▶ **EXERCISE DESCRIPTION**
Output the records. Match them exactly.

— Start of GIVEN RECORDS —

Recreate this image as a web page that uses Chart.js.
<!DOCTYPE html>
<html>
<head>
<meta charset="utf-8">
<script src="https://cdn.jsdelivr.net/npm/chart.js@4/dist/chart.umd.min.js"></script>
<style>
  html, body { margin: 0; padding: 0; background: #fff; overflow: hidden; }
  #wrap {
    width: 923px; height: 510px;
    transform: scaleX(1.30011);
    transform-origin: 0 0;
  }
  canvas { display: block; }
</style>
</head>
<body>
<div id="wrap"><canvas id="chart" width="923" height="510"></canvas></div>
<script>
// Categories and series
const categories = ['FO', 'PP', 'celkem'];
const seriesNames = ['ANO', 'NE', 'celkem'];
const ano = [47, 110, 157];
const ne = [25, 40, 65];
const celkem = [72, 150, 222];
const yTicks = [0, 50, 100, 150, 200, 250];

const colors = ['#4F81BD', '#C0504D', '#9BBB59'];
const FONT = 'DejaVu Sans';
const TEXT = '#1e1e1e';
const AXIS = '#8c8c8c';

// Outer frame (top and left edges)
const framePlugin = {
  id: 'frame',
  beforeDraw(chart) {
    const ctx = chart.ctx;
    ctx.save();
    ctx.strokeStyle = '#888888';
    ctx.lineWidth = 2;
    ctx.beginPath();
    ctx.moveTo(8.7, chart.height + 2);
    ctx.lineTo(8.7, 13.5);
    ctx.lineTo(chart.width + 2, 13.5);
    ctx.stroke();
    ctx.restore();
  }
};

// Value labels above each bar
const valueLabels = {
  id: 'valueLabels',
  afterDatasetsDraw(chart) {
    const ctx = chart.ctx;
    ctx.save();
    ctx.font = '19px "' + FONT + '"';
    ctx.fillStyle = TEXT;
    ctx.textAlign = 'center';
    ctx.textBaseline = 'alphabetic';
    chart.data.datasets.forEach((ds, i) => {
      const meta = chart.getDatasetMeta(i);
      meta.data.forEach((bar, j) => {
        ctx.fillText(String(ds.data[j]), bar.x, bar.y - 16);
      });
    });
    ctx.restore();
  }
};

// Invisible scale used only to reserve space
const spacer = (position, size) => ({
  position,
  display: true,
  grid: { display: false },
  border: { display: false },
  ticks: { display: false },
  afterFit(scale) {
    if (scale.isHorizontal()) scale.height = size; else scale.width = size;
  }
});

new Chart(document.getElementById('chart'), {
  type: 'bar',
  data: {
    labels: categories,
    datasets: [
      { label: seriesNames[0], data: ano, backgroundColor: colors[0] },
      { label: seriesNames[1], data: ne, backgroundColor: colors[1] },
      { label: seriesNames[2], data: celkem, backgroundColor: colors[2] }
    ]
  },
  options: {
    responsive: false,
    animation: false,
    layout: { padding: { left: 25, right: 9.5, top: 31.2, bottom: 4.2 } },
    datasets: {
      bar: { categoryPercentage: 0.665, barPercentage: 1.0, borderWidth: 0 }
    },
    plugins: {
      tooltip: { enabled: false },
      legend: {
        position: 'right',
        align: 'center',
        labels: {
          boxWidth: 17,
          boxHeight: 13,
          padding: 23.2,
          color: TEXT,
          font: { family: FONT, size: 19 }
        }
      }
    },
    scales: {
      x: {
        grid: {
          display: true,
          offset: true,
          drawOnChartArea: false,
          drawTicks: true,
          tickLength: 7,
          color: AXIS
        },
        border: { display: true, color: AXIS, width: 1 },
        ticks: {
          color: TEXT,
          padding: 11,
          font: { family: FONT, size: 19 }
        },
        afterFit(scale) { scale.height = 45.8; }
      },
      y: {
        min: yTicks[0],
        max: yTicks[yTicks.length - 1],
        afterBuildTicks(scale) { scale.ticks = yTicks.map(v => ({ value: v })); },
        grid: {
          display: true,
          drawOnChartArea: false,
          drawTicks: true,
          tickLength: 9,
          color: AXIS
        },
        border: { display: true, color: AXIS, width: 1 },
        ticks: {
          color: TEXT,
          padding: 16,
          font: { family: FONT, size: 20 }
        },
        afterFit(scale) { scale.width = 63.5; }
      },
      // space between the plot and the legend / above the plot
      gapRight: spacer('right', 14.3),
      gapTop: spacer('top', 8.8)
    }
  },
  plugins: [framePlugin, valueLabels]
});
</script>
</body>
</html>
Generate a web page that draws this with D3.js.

— End of GIVEN RECORDS —

▶ **FINAL ANSWER**
Recreate this image as a web page that uses Chart.js.
<!DOCTYPE html>
<html>
<head>
<meta charset="utf-8">
<script src="https://cdn.jsdelivr.net/npm/chart.js@4/dist/chart.umd.min.js"></script>
<style>
  html, body { margin: 0; padding: 0; background: #fff; overflow: hidden; }
  #wrap {
    width: 923px; height: 510px;
    transform: scaleX(1.30011);
    transform-origin: 0 0;
  }
  canvas { display: block; }
</style>
</head>
<body>
<div id="wrap"><canvas id="chart" width="923" height="510"></canvas></div>
<script>
// Categories and series
const categories = ['FO', 'PP', 'celkem'];
const seriesNames = ['ANO', 'NE', 'celkem'];
const ano = [47, 110, 157];
const ne = [25, 40, 65];
const celkem = [72, 150, 222];
const yTicks = [0, 50, 100, 150, 200, 250];

const colors = ['#4F81BD', '#C0504D', '#9BBB59'];
const FONT = 'DejaVu Sans';
const TEXT = '#1e1e1e';
const AXIS = '#8c8c8c';

// Outer frame (top and left edges)
const framePlugin = {
  id: 'frame',
  beforeDraw(chart) {
    const ctx = chart.ctx;
    ctx.save();
    ctx.strokeStyle = '#888888';
    ctx.lineWidth = 2;
    ctx.beginPath();
    ctx.moveTo(8.7, chart.height + 2);
    ctx.lineTo(8.7, 13.5);
    ctx.lineTo(chart.width + 2, 13.5);
    ctx.stroke();
    ctx.restore();
  }
};

// Value labels above each bar
const valueLabels = {
  id: 'valueLabels',
  afterDatasetsDraw(chart) {
    const ctx = chart.ctx;
    ctx.save();
    ctx.font = '19px "' + FONT + '"';
    ctx.fillStyle = TEXT;
    ctx.textAlign = 'center';
    ctx.textBaseline = 'alphabetic';
    chart.data.datasets.forEach((ds, i) => {
      const meta = chart.getDatasetMeta(i);
      meta.data.forEach((bar, j) => {
        ctx.fillText(String(ds.data[j]), bar.x, bar.y - 16);
      });
    });
    ctx.restore();
  }
};

// Invisible scale used only to reserve space
const spacer = (position, size) => ({
  position,
  display: true,
  grid: { display: false },
  border: { display: false },
  ticks: { display: false },
  afterFit(scale) {
    if (scale.isHorizontal()) scale.height = size; else scale.width = size;
  }
});

new Chart(document.getElementById('chart'), {
  type: 'bar',
  data: {
    labels: categories,
    datasets: [
      { label: seriesNames[0], data: ano, backgroundColor: colors[0] },
      { label: seriesNames[1], data: ne, backgroundColor: colors[1] },
      { label: seriesNames[2], data: celkem, backgroundColor: colors[2] }
    ]
  },
  options: {
    responsive: false,
    animation: false,
    layout: { padding: { left: 25, right: 9.5, top: 31.2, bottom: 4.2 } },
    datasets: {
      bar: { categoryPercentage: 0.665, barPercentage: 1.0, borderWidth: 0 }
    },
    plugins: {
      tooltip: { enabled: false },
      legend: {
        position: 'right',
        align: 'center',
        labels: {
          boxWidth: 17,
          boxHeight: 13,
          padding: 23.2,
          color: TEXT,
          font: { family: FONT, size: 19 }
        }
      }
    },
    scales: {
      x: {
        grid: {
          display: true,
          offset: true,
          drawOnChartArea: false,
          drawTicks: true,
          tickLength: 7,
          color: AXIS
        },
        border: { display: true, color: AXIS, width: 1 },
        ticks: {
          color: TEXT,
          padding: 11,
          font: { family: FONT, size: 19 }
        },
        afterFit(scale) { scale.height = 45.8; }
      },
      y: {
        min: yTicks[0],
        max: yTicks[yTicks.length - 1],
        afterBuildTicks(scale) { scale.ticks = yTicks.map(v => ({ value: v })); },
        grid: {
          display: true,
          drawOnChartArea: false,
          drawTicks: true,
          tickLength: 9,
          color: AXIS
        },
        border: { display: true, color: AXIS, width: 1 },
        ticks: {
          color: TEXT,
          padding: 16,
          font: { family: FONT, size: 20 }
        },
        afterFit(scale) { scale.width = 63.5; }
      },
      // space between the plot and the legend / above the plot
      gapRight: spacer('right', 14.3),
      gapTop: spacer('top', 8.8)
    }
  },
  plugins: [framePlugin, valueLabels]
});
</script>
</body>
</html>
Generate a web page that draws this with D3.js.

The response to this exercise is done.